Hypocrisy and transparency

Hypocrisy is another matter. Many leading US universities pride themselves in playing key roles in the fight against climate change.

Northeastern University (NU) in Boston calls itself a “leader in sustainability practices” and even invested US$25 million of its endowment in clean energy and renewables. At the same time, the Paradise Papers revealed NU made investments in an offshore hedge fund that has pumped billions into oil and shale gas exploration and production.

To DivestNu, a student coalition of NU student groups campaigning for a fossil-fuel-free campus, this confirms NU’s approach to sustainability is critically flawed.

DivestNU’s organiser said to The Guardian: “Northeastern has an opportunity to be a leader in how it uses its endowment for impactful, socially responsible investments. But the way things are now, the values of our investments are out of alignment with the values of our teaching.”

Northeastern says its offshore investments are “limited”, used to diversify its portfolio for maximum returns so as to further its “educational and research mission”.

The exposé on Oxbridge and what they have been doing with both their endowments – which collectively amount up to £10 billion – cast a light on something we’ve long taken for granted at our universities: Transparency, particularly when it comes to their financial records.

https://twitter.com/premnsikka/status/928552325265936384

Oxford’s student body has repeatedly asked the prestigious institution to not invest in or accept money from sources it does not approve of, according to Tom Barringer, VP C&C Sabbatical officer at Oxford Student Union.

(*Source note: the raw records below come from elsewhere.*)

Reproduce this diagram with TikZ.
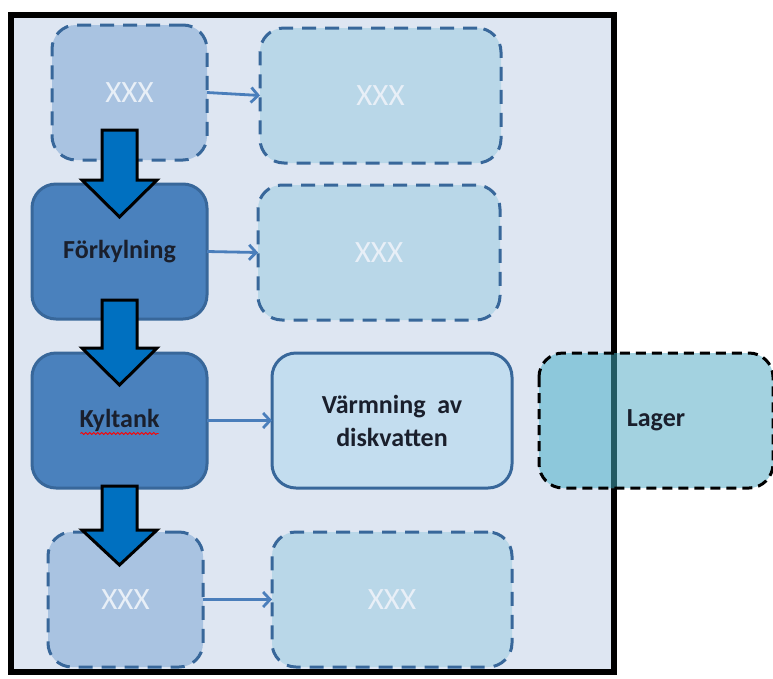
\documentclass[tikz,border=0pt]{standalone}
\usepackage{fontspec}
\setmainfont{Carlito}
\usetikzlibrary{arrows.meta}
\usetikzlibrary{calc}
\usetikzlibrary{decorations.pathmorphing}

\definecolor{framebg}{HTML}{DEE6F2}
\definecolor{boxedge}{HTML}{38679A}
\definecolor{pale}{HTML}{A9C3E1}
\definecolor{paler}{HTML}{B9D7E8}
\definecolor{stage}{HTML}{4A81BD}
\definecolor{warm}{HTML}{C3DDEF}
\definecolor{flow}{HTML}{0070C0}
\definecolor{linkblue}{HTML}{4A7EBB}
\definecolor{lagerout}{HTML}{A3D2E0}
\definecolor{lagerin}{HTML}{8DC8DB}
\definecolor{lagerline}{HTML}{225A63}
\definecolor{ghost}{HTML}{E8EFF7}
\definecolor{ink}{HTML}{1A1F2C}

\tikzset{
  box/.style={rectangle, rounded corners=24pt, minimum height=135pt, outer sep=0pt,
    inner sep=0pt, line width=3pt},
  ghostbox/.style={box, draw=boxedge, dash pattern=on 14pt off 9pt, text=ghost,
    font=\fontsize{31}{31}\selectfont},
  stagebox/.style={box, draw=boxedge, fill=stage, minimum width=175pt, text=ink,
    font=\bfseries\fontsize{26}{26}\selectfont},
  conn/.style={draw=linkblue, line width=2.8pt, -{Straight Barb[length=7pt,width=15pt]}},
  bigarrow/.style={fill=flow, draw=black, line width=3pt, line join=miter},
  spell/.style={red, line width=0.9pt, decorate,
    decoration={snake, amplitude=1pt, segment length=4pt}}
}

\begin{document}
\begin{tikzpicture}[x=1pt,y=-1pt]
  \useasboundingbox (0,0) rectangle (773,678);
  % frame
  \fill[framebg] (11,15) rectangle (614,672);
  \draw[line width=6.5pt] (11,15) rectangle (614,672);
  \coordinate (fr) at (614,0);

  % boxes
  \node[ghostbox, fill=pale, minimum width=155pt] (xa) at (129.5,92.5) {XXX};
  \node[ghostbox, fill=paler, minimum width=241pt] (xb) at (380.5,95.5) {XXX};
  \node[stagebox] (fork) at (119.5,251.5) {Förkylning};
  \node[ghostbox, fill=paler, minimum width=242pt] (xc) at (379,252.5) {XXX};
  \node[stagebox] (kyl) at (119.5,420.5) {Kyltank};
  \node[box, draw=boxedge, fill=warm, minimum width=240pt, align=center, text=ink,
    font=\bfseries\fontsize{26}{33}\selectfont] (varm) at (392,420.5) {Värmning\ \ av\\diskvatten};
  \node[ghostbox, fill=pale, minimum width=155pt] (xd) at (125.5,599.5) {XXX};
  \node[ghostbox, fill=paler, minimum width=240pt] (xe) at (392,599.5) {XXX};

  % lager, over the frame edge
  \node[box, fill=lagerout, minimum width=234pt, text=ink,
    font=\bfseries\fontsize{26}{26}\selectfont] (lager) at (656,420.5) {Lager};
  \begin{scope}
    \clip (11,15) rectangle (611,672);
    \fill[lagerin, rounded corners=24pt] (lager.north west) rectangle (lager.south east);
  \end{scope}
  \draw[lagerline, line width=6.5pt] (lager.north -| fr) -- (lager.south -| fr);
  \draw[black, line width=3pt, dash pattern=on 10pt off 6pt, rounded corners=24pt]
    (lager.north west) rectangle (lager.south east);

  % connectors
  \draw[conn] (xa.east) -- (xb.west);
  \draw[conn] (fork.east) -- (xc.west);
  \draw[conn] (kyl.east) -- (varm.west);
  \draw[conn] (xd.east) -- (xe.west);

  % big arrows
  \foreach \top/\base/\tip in {130/180/217, 300/348/385, 486/530/565}
    \draw[bigarrow] (102,\top) -- (137,\top) -- (137,\base) -- (157,\base)
      -- (119.5,\tip) -- (82,\base) -- (102,\base) -- cycle;

  \draw[spell] ($(kyl.center)+(-39,13)$) -- ++(78,0);
\end{tikzpicture}
\end{document}
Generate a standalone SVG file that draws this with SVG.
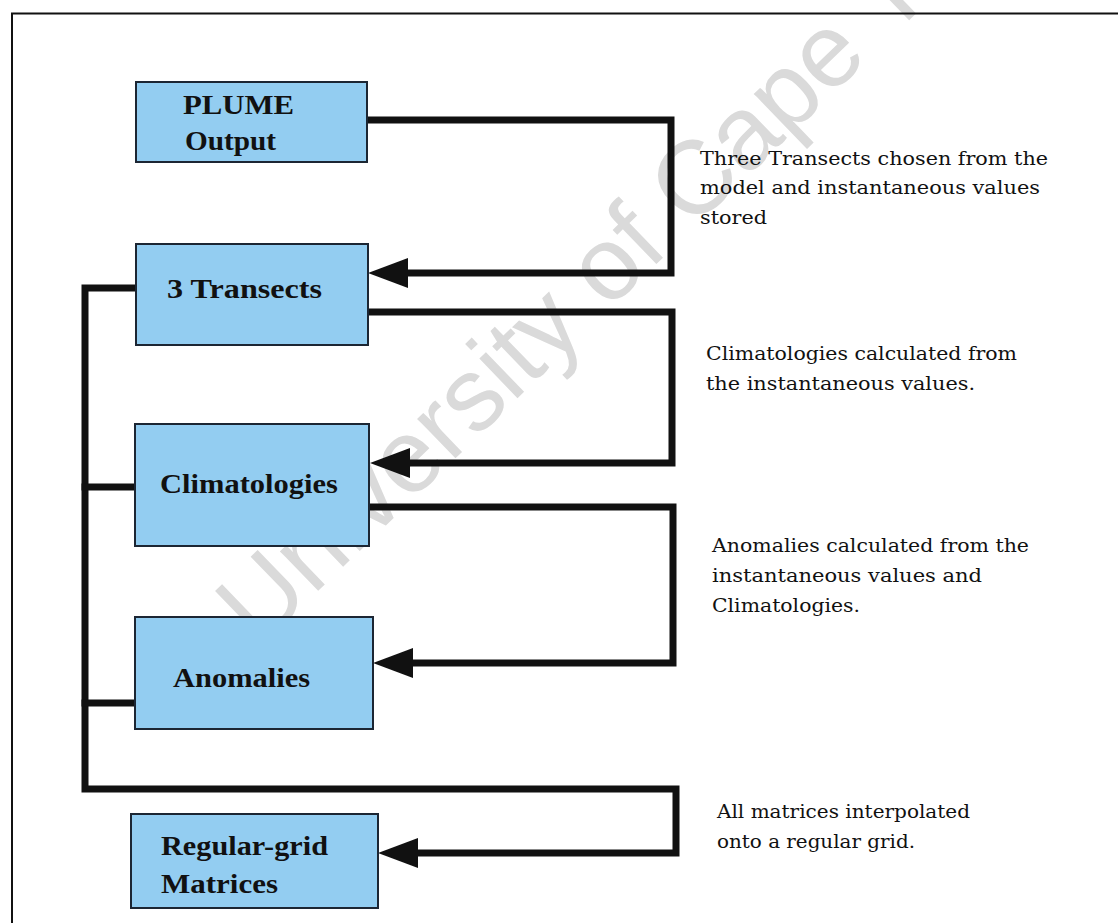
<svg xmlns="http://www.w3.org/2000/svg" width="1118" height="923" viewBox="0 0 1118 923">
<style>
.box{fill:#93cdf1;stroke:#1c2633;stroke-width:2}
.lbl{font-family:"Liberation Serif",serif;font-weight:bold;font-size:27px;fill:#111}
.note{font-family:"DejaVu Serif","Liberation Serif",serif;font-size:18px;fill:#111}
.wire{fill:none;stroke:#111;stroke-width:7;stroke-linejoin:miter;stroke-linecap:square}
.wm{font-family:"Liberation Sans",Arial,sans-serif;font-size:104px;fill:#dadada}
</style>
<rect width="1118" height="923" fill="#fff"/>
<text class="wm" x="259" y="648" transform="rotate(-44 259 648)">University of Cape Town</text>
<path d="M12,923 V13.5 H1118" fill="none" stroke="#111" stroke-width="2"/>
<g id="connectors">
<path class="wire" d="M367,120 H671 V273 H410"/>
<path d="M408,258 L368,273 L408,288 Z" fill="#111"/>
<path class="wire" d="M368,312 H672 V463 H412"/>
<path d="M410,448 L370,463 L410,478 Z" fill="#111"/>
<path class="wire" d="M369,507 H673 V663 H415"/>
<path d="M413,648 L373,663 L413,678 Z" fill="#111"/>
<path class="wire" d="M136,288 H85 V789 H676 V853 H420"/>
<path class="wire" d="M85,487 H135"/>
<path class="wire" d="M85,703 H135"/>
<path d="M418,838 L378,853 L418,868 Z" fill="#111"/>
</g>
<g id="plume">
<rect class="box" x="136" y="82" width="231" height="80"/>
<text class="lbl" x="183" y="114" textLength="111" lengthAdjust="spacingAndGlyphs">PLUME</text>
<text class="lbl" x="185" y="150" textLength="91" lengthAdjust="spacingAndGlyphs">Output</text>
</g>
<g id="transects">
<rect class="box" x="136" y="244" width="232" height="101"/>
<text class="lbl" x="167" y="298" textLength="155" lengthAdjust="spacingAndGlyphs">3 Transects</text>
</g>
<g id="climatologies">
<rect class="box" x="135" y="424" width="234" height="122"/>
<text class="lbl" x="160" y="493" textLength="178" lengthAdjust="spacingAndGlyphs">Climatologies</text>
</g>
<g id="anomalies">
<rect class="box" x="135" y="617" width="238" height="112"/>
<text class="lbl" x="173" y="687" textLength="137" lengthAdjust="spacingAndGlyphs">Anomalies</text>
</g>
<g id="regular-grid">
<rect class="box" x="131" y="814" width="247" height="94"/>
<text class="lbl" x="161" y="855" textLength="167" lengthAdjust="spacingAndGlyphs">Regular-grid</text>
<text class="lbl" x="161" y="893" textLength="117" lengthAdjust="spacingAndGlyphs">Matrices</text>
</g>
<g id="notes">
<text class="note" x="700" y="165" textLength="348" lengthAdjust="spacingAndGlyphs">Three Transects chosen from the</text>
<text class="note" x="700" y="194" textLength="340" lengthAdjust="spacingAndGlyphs">model and instantaneous values</text>
<text class="note" x="700" y="224" textLength="67" lengthAdjust="spacingAndGlyphs">stored</text>
<text class="note" x="706" y="360" textLength="311" lengthAdjust="spacingAndGlyphs">Climatologies calculated from</text>
<text class="note" x="706" y="390" textLength="269" lengthAdjust="spacingAndGlyphs">the instantaneous values.</text>
<text class="note" x="712" y="552" textLength="317" lengthAdjust="spacingAndGlyphs">Anomalies calculated from the</text>
<text class="note" x="712" y="582" textLength="270" lengthAdjust="spacingAndGlyphs">instantaneous values and</text>
<text class="note" x="712" y="612" textLength="148" lengthAdjust="spacingAndGlyphs">Climatologies.</text>
<text class="note" x="717" y="818" textLength="253" lengthAdjust="spacingAndGlyphs">All matrices interpolated</text>
<text class="note" x="717" y="848" textLength="198" lengthAdjust="spacingAndGlyphs">onto a regular grid.</text>
</g>
</svg>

Speaking to OxStu: “The launch of these papers show the importance of transparency around university and college investments, including divestment from all fossil fuels (not just coal and tar sands) and the use of offshore funds.”

Transparency lets the public hold these institutions accountable as well, as both Oxford and Cambridge are public institutions that receive public money, according to Prem Sikka, an emeritus professor in accounting at the University of Essex.

“All the Caymans offer is secrecy and tax avoidance. There is nothing else there. It’s not as if this is a place actively engaged in advancing science, research or human knowledge,” Sikka said to The Guardian.

“We need to know what they are doing with the cash. There are issues of corporate social responsibility.”